ビットコイン市場最大の給与支払い管理サービスBitwageの創立者、ジョナサン・チェスター氏がCointelegraphにビットコイン市場の問題点について語ってくれました。

 

ビットコインの側面

ジョナサン氏によると、ビットコインには三つの側面があります:

  • 通貨としてのビットコイン
  • 取引方法としてのビットコイン
  • レッジャー(台帳)としてのビットコイン

そしてそれぞれの側面に独特で、また固有の問題点があります。

 

通貨としてのビットコイン

通貨としての問題点として主に三つの問題があげられます:

日常生活での使いやすさ、入手難度、そして安定性です。

ジョナサン氏は「(日常生活で)ビットコインをそもそも使える場面が少ない上に使えるとしても今のビットコインをPOS端末で使用するのが難しいです。ビットコインを日常生活で使えるようにするにはビットコイン用のデビットカードを普及させることが最優先するべき」などビットコイン普及率の問題を述べました。

さらに入手難度に関しては「日常生活で使用する通貨について誰もどうやって入手しているかなんて考えていません。ましてや買い物に行く前に両替のことを考えることなんてありえません。しかし、それらがビットコインでは必要な点が普及の妨げとなっています。給与などでビットコインが自然に手に入る環境が出来れば普及率も上がるはずです」と説明しました。

最後に安定性については「ビットコインはアメリカドルなどに比べると価値がとても変動しやすいです。そのため、貯金方法としては理想的とは言い辛いです。ですが、ベトナム、アルゼンチン、ベネズエラなどの国では比較的価値が安定しているので、それらの国ではビットコインの日常通貨としての使用を採用しやすいと思います。」と述べました。

 

取引方法としてのビットコイン

ジョナサン氏によるとビットコインを普及させる上で問題になる点がふたつほどあります。彼は「ビットコインの時価総額は65億アメリカドルなのに対してFXでは“日々”5.3兆アメリカドルが取引されています。今のビットコインの時価総額ではそれ程の市場を支えるのは無理です。それに加えて78%のビットコインは取引されずに貯金されている状態です(2012年調べ)。また、ビットコインの地理的市場はアメリカ、ヨーロッパ、中国などに比べてちょっとした取引(1万アメリカドル以下での取引)によってとても大きな影響を受けてしまいます。」と説明しました。
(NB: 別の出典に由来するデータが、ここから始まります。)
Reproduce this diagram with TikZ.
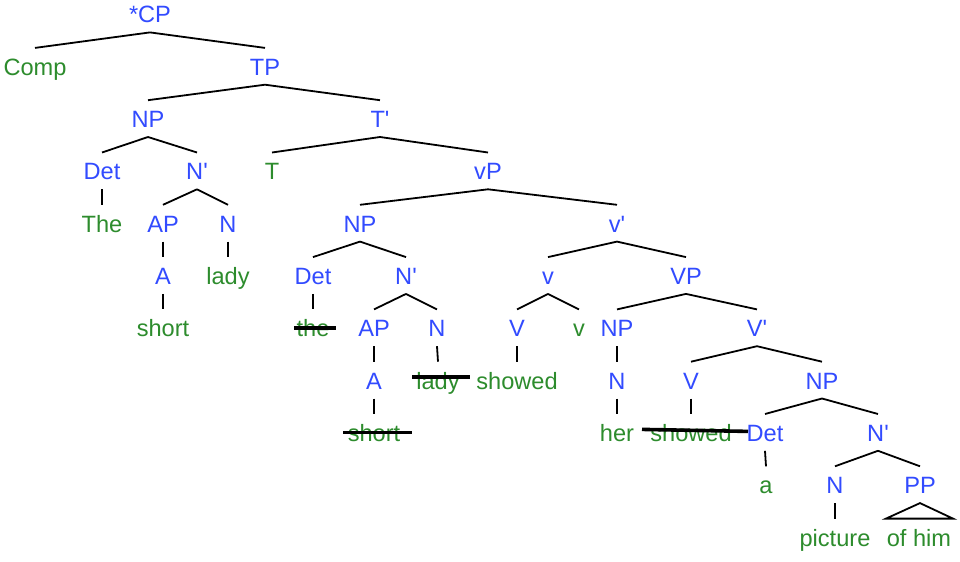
\documentclass[tikz,border=0pt]{standalone}
\usepackage{fontspec}
\setmainfont{Liberation Sans}
\usetikzlibrary{calc}
\definecolor{catblue}{RGB}{50,75,255}
\definecolor{wordgreen}{RGB}{45,140,45}
\begin{document}
\begin{tikzpicture}[x=0.5pt,y=-0.5pt,
 lab/.style={font=\fontsize{11.8}{14}\selectfont, text height=9pt, text depth=0pt, inner xsep=1pt, inner ysep=4.5pt, anchor=base},
 cat/.style={lab, text=catblue},
 wd/.style={lab, text=wordgreen},
 br/.style={line width=0.9pt},
 strike/.style={line width=1.8pt}]
\useasboundingbox[fill=white] (0,0) rectangle (960,562);
% row 0
\node[cat] (cp) at (150,23) {*CP};
% row 1
\node[wd] (comp) at (35,75.3) {Comp};
\node[cat] (tp) at (265,75.3) {TP};
% row 2
\node[cat] (np1) at (148,127.6) {NP};
\node[cat] (tbar) at (380,127.6) {T\textquotesingle};
% row 3
\node[cat] (det1) at (102,179.9) {Det};
\node[cat] (nbar1) at (197,179.9) {N\textquotesingle};
\node[wd] (t) at (272,179.9) {T};
\node[cat] (vp1) at (488,179.9) {vP};
% row 4
\node[wd] (the1) at (102,232.2) {The};
\node[cat] (ap1) at (163,232.2) {AP};
\node[cat] (n1) at (228,232.2) {N};
\node[cat] (np2) at (360,232.2) {NP};
\node[cat] (vbar1) at (617,232.2) {v\textquotesingle};
% row 5
\node[cat] (a1) at (163,284.5) {A};
\node[wd] (lady1) at (228,284.5) {lady};
\node[cat] (det2) at (313,284.5) {Det};
\node[cat] (nbar2) at (406,284.5) {N\textquotesingle};
\node[cat] (vlittle) at (548,284.5) {v};
\node[cat] (VP) at (686,284.5) {VP};
% row 6
\node[wd] (short1) at (163,336.8) {short};
\node[wd] (the2) at (313,336.8) {the};
\node[cat] (ap2) at (374,336.8) {AP};
\node[cat] (n2) at (437,336.8) {N};
\node[cat] (V1) at (517,336.8) {V};
\node[wd] (vw) at (579,336.8) {v};
\node[cat] (np3) at (617,336.8) {NP};
\node[cat] (Vbar) at (757,336.8) {V\textquotesingle};
% row 7
\node[cat] (a2) at (374,389.1) {A};
\node[wd] (lady2) at (438,389.1) {lady};
\node[wd] (showed1) at (517,389.1) {showed};
\node[cat] (n3) at (617,389.1) {N};
\node[cat] (V2) at (691,389.1) {V};
\node[cat] (np4) at (822,389.1) {NP};
% row 8
\node[wd] (short2) at (374,441.4) {short};
\node[wd] (her) at (617,441.4) {her};
\node[wd] (showed2) at (691,441.4) {showed};
\node[cat] (det3) at (765,441.4) {Det};
\node[cat] (nbar3) at (878,441.4) {N\textquotesingle};
% row 9
\node[wd] (a) at (766,493.7) {a};
\node[cat] (n4) at (835,493.7) {N};
\node[cat] (pp) at (920,493.7) {PP};
% row 10
\node[wd] (picture) at (835,546) {picture};
\node[wd] (ofhim) at (919,546) {of him};

% branches
\foreach \p/\c in {cp/comp, cp/tp, tp/np1, tp/tbar, np1/det1, np1/nbar1,
  tbar/t, tbar/vp1, det1/the1, nbar1/ap1, nbar1/n1, vp1/np2, vp1/vbar1,
  ap1/a1, n1/lady1, np2/det2, np2/nbar2, vbar1/vlittle, vbar1/VP,
  a1/short1, det2/the2, nbar2/ap2, nbar2/n2, vlittle/V1, vlittle/vw,
  VP/np3, VP/Vbar, ap2/a2, n2/lady2, V1/showed1, np3/n3, Vbar/V2, Vbar/np4,
  a2/short2, n3/her, V2/showed2, np4/det3, np4/nbar3, det3/a,
  nbar3/n4, nbar3/pp, n4/picture}
  \draw[br] (\p.south) -- (\c.north);
% triangle
\draw[br] (pp.south) -- ($(ofhim.north)+(-33,0)$) -- ($(ofhim.north)+(34,0)$) -- cycle;

% strike-throughs
\draw[strike] ($(the2.base)+(-19,-9)$) -- ($(the2.base)+(23,-9)$);
\draw[strike] ($(lady2.base)+(-26,-12)$) -- ($(lady2.base)+(32,-12)$);
\draw[strike] ($(short2.base)+(-31,-9)$) -- ($(short2.base)+(38,-9)$);
\draw[strike] ($(showed2.base)+(-49,-12)$) -- ($(showed2.base)+(57,-10)$);
\end{tikzpicture}
\end{document}
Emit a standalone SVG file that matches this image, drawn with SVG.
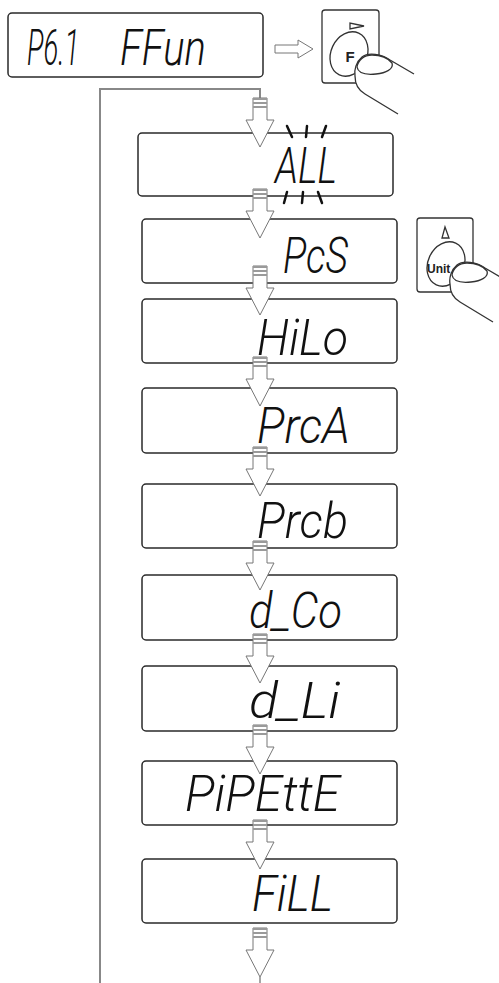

これらの問題を改善するにはまず小さい市場を導入することが大切だとジョナサン氏は信じています。そして、ビットコインの特性上、市場を創立する際に比較的楽に導入できるので少しづつ普及していくと思われます。

 

レッジャー(台帳)としてのビットコイン

ジョナサン氏は資産をビットコインでトークンとすることによるブロックチェーン上のレバレッジによってレッジャー(台帳)として使える可能性を提示しました。ただ、問題点もあり「トークンは清算手段ではありますが取引手段ではありません。例えば私が車のピンクスリップを持っているとします。これをサトシにトークン化し、友人に1万ドルでサトシを送るとします。しかしピンクスリップはいまだに私の手元にあります。この時点での車の所有者は誰でしょう?もし私が友人に無償でトークンを渡した場合は?もし私のアカウントがハックされてトークンが盗まれた場合は?など様々なケースがありますが、私がした調査によると裁判官はピンクスリップの所有者が車の所有者と言うと思います。」と様々な可能性を提示しました。

ジョナサン氏にとっての最大の問題は清算手段と取引手段としての分離です。そしてもし将来的に改善できなければ別のブロックチェーンサービスがそういったサービスを提供する可能性もあります。